Starting at the first line of the listing below, repeat each line exactly until the line containing "661.5, 663, 663];", which you include. Leave out pictures.
--------------------------------
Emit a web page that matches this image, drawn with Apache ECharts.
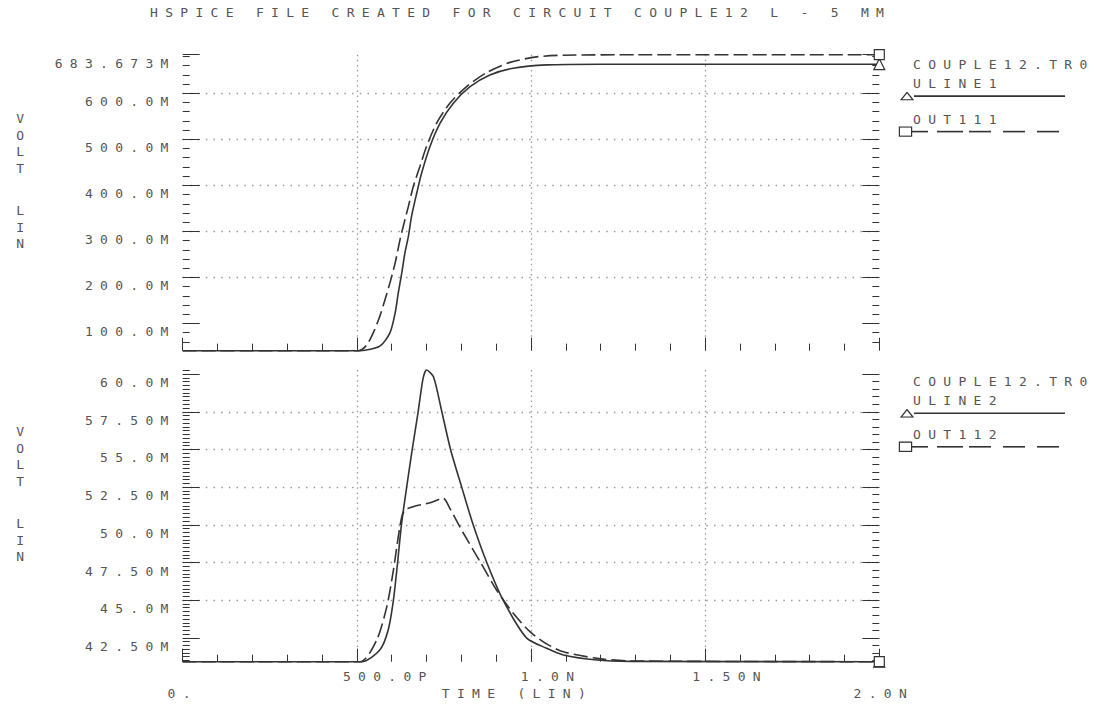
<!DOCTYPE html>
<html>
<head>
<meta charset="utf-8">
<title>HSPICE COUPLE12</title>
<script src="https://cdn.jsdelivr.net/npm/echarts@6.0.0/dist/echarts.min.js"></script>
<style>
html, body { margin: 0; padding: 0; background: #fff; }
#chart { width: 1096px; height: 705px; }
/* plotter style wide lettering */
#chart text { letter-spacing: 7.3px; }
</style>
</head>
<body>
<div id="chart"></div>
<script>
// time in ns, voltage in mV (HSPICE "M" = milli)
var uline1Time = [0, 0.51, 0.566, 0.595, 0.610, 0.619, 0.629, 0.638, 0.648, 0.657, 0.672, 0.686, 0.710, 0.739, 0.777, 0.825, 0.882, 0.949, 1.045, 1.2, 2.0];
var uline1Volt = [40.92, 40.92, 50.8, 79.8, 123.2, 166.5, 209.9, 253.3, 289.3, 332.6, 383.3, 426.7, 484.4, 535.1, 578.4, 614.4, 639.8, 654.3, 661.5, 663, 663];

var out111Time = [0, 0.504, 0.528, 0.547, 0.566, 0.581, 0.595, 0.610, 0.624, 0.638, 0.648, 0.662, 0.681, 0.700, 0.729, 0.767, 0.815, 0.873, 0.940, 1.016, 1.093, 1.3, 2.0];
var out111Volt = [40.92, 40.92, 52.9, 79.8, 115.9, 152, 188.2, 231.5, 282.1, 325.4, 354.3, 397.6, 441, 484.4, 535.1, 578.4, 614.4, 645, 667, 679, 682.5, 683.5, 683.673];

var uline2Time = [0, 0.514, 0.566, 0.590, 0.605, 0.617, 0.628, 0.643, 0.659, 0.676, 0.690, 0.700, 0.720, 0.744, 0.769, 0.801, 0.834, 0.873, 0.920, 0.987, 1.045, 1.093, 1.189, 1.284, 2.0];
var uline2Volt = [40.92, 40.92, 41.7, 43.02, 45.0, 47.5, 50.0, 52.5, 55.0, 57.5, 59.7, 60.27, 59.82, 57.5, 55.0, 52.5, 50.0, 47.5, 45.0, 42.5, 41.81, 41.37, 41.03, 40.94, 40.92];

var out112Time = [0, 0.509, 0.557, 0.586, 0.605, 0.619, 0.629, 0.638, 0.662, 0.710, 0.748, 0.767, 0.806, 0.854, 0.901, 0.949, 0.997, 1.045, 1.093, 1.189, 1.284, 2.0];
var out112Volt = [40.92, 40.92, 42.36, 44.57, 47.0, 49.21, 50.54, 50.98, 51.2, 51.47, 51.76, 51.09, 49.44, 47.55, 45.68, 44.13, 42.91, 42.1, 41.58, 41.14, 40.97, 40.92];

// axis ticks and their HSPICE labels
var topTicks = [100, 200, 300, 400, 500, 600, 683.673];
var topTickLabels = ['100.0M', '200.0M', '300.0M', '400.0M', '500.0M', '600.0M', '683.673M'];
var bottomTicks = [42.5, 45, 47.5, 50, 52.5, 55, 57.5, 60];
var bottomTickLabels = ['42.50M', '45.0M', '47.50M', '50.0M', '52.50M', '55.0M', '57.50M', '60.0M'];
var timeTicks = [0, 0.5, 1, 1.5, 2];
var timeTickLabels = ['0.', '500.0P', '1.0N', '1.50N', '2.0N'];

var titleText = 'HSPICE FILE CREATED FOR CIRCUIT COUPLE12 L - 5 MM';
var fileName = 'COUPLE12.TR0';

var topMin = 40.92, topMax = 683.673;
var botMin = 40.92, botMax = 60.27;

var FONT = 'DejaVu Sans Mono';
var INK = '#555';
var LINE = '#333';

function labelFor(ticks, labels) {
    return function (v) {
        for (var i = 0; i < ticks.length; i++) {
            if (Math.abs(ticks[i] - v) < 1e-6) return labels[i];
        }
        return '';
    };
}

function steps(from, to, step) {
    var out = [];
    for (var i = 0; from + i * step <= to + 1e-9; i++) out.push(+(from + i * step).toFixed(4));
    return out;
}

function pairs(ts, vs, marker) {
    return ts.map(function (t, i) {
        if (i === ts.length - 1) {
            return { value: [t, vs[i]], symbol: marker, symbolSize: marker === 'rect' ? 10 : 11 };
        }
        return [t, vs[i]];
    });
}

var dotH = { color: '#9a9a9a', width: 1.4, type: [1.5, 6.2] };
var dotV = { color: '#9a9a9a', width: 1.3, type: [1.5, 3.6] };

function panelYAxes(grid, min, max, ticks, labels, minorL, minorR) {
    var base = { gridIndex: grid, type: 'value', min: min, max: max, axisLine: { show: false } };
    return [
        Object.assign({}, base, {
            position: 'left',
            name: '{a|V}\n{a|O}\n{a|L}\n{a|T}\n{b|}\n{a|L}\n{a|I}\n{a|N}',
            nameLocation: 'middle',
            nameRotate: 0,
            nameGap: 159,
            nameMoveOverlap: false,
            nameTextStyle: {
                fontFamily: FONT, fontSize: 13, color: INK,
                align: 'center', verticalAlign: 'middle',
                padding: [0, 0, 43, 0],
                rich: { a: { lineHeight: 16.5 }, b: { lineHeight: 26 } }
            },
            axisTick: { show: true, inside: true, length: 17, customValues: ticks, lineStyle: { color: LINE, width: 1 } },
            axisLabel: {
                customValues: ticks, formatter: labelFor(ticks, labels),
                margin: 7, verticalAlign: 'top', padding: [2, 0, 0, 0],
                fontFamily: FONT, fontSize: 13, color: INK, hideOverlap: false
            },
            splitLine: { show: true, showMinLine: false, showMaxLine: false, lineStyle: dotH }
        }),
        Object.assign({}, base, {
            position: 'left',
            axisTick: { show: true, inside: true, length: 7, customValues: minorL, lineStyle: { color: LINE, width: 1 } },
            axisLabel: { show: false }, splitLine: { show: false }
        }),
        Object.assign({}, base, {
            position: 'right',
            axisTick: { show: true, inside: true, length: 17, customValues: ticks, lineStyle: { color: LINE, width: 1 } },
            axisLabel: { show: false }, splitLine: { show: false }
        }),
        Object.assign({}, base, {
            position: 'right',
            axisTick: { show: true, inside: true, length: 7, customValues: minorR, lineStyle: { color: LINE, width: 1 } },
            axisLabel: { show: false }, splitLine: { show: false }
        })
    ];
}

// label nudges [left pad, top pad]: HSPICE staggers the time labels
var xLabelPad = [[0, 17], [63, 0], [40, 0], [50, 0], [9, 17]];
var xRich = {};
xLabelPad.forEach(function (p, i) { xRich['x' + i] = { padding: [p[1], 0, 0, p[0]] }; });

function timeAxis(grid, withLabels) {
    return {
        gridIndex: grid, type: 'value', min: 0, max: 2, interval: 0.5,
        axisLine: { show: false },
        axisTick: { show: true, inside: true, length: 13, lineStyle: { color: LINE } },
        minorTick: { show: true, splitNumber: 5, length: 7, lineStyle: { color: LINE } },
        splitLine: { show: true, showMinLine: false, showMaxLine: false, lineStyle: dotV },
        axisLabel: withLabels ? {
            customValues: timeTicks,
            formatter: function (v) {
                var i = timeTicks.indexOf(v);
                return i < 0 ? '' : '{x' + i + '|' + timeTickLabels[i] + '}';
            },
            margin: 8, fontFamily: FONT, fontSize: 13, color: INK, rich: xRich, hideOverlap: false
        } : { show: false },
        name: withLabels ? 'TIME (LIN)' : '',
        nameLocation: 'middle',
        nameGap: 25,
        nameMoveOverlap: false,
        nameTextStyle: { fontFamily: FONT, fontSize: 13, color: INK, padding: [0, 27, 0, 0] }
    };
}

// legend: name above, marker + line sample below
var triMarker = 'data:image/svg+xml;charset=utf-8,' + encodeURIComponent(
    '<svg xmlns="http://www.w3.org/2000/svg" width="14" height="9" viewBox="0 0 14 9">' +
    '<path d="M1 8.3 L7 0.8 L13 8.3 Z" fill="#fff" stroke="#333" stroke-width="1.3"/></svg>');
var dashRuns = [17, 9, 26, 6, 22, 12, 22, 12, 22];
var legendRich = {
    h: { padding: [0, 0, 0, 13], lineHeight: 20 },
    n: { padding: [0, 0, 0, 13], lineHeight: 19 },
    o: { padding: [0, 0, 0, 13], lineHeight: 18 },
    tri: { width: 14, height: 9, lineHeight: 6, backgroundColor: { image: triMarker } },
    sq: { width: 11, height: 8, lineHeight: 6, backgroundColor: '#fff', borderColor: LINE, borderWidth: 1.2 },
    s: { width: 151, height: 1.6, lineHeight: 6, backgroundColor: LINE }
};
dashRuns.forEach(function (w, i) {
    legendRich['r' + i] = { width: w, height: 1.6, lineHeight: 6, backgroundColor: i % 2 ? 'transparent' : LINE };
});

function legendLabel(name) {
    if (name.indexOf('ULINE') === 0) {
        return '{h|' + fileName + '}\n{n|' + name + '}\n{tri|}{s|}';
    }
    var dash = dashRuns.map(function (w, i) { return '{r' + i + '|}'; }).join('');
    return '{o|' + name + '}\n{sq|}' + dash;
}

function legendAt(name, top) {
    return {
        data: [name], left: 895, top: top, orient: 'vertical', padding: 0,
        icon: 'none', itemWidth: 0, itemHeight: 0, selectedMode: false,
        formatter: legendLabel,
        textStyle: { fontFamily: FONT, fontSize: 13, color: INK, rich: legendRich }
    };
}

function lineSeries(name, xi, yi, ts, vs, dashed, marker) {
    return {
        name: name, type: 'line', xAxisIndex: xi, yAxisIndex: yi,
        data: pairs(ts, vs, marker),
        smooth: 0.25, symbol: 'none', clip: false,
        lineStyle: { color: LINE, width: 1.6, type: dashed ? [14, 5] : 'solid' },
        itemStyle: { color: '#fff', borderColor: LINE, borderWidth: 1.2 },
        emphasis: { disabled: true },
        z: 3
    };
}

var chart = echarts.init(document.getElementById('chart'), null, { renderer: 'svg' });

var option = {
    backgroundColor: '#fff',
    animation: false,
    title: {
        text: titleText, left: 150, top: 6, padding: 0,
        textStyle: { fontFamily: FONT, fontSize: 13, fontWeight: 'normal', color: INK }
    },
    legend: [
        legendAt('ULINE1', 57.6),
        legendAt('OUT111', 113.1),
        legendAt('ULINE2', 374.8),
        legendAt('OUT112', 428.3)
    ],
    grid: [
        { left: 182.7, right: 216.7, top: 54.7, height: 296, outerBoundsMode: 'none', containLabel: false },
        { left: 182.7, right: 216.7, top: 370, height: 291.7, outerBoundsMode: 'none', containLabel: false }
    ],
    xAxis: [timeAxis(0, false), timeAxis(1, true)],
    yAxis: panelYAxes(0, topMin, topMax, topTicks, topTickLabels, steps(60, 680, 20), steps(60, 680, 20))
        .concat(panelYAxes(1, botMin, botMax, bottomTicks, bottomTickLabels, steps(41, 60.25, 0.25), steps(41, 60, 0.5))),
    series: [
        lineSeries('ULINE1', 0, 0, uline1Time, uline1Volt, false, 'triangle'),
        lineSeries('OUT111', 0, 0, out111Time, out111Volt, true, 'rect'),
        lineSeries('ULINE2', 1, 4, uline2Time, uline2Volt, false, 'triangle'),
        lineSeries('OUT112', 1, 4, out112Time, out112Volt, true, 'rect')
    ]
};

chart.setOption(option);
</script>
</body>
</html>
--------------------------------
FULL SOLUTION:
Emit a web page that matches this image, drawn with Apache ECharts.
<!DOCTYPE html>
<html>
<head>
<meta charset="utf-8">
<title>HSPICE COUPLE12</title>
<script src="https://cdn.jsdelivr.net/npm/echarts@6.0.0/dist/echarts.min.js"></script>
<style>
html, body { margin: 0; padding: 0; background: #fff; }
#chart { width: 1096px; height: 705px; }
/* plotter style wide lettering */
#chart text { letter-spacing: 7.3px; }
</style>
</head>
<body>
<div id="chart"></div>
<script>
// time in ns, voltage in mV (HSPICE "M" = milli)
var uline1Time = [0, 0.51, 0.566, 0.595, 0.610, 0.619, 0.629, 0.638, 0.648, 0.657, 0.672, 0.686, 0.710, 0.739, 0.777, 0.825, 0.882, 0.949, 1.045, 1.2, 2.0];
var uline1Volt = [40.92, 40.92, 50.8, 79.8, 123.2, 166.5, 209.9, 253.3, 289.3, 332.6, 383.3, 426.7, 484.4, 535.1, 578.4, 614.4, 639.8, 654.3, 661.5, 663, 663];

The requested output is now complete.